According to some of the wealthy benefactors of Congressional Republicans’ opposition to raising taxes on those making more than $250,000, the claim that increased taxes would kill jobs was “mythology.”
This week, several corporation executives have come out to support increased taxes on the two-percent. On Tuesday, FedEx Chairman and CEO Fred Smith dismissed the job-killing claim, which was a popular talking point during the 2012 Presidential elections. On Monday, several high-profile executives from the defense industry recognized the need to collect more revenue. David Langstaff, CEO of defense contractor TASC Inc., acknowledged the need for increasing revenues by referring to the costly wars in Afghanistan and Iraq. “This is a fairness issue,” Langstaff said in a statement after he and several CEOs met with President Barack Obama last week.
After the meeting, many of the CEOs endorsed higher tax rates. The consensus was that people on the top income bracket should pay their fair share — “fair share” being the tax rates that were imposed under then-President Bill Clinton. They stressed the importance of incorporating revenue hikes with spending cuts, which would satisfy the country’s long-term goals of balancing the budget rather than the “short-term self-interest,” as mentioned by Langstaff.

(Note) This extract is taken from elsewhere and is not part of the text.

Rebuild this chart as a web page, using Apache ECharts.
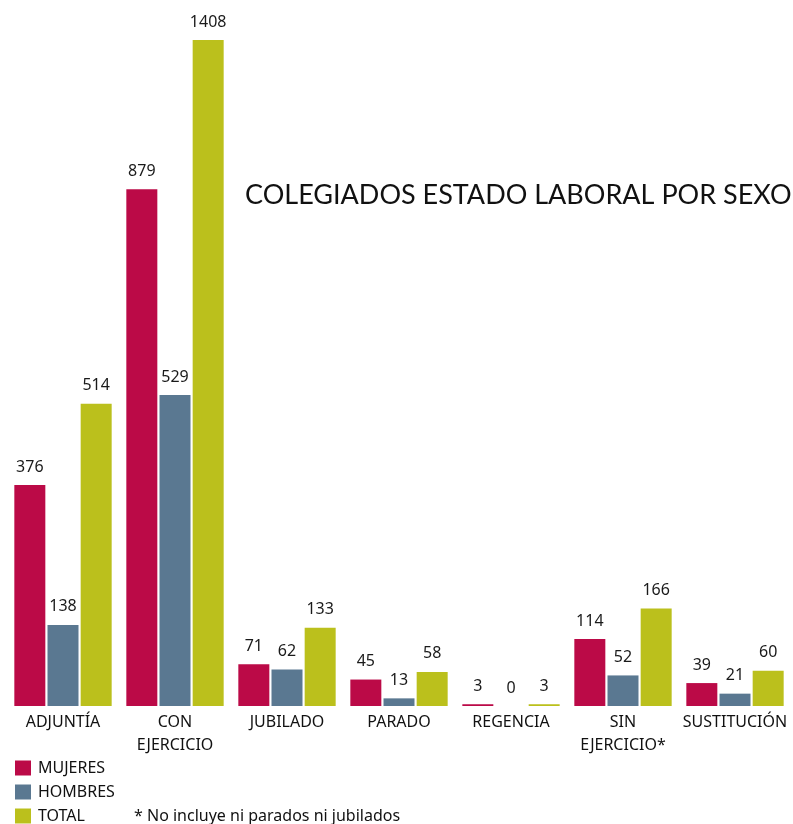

But the GOP continues to maintain their position that taxes should not be increased for the wealthy. Instead, they say, that revenue could be generated from capping deductions. Sen. John Turne (R-S.D.) mentioned that rate increases would be “counterproductive in terms of growing the economy and creating jobs” for small businesses, though Republicans have been unsuccessful in drawing a strong correlation between increased tax revenue on individuals and cutting jobs for small businesses.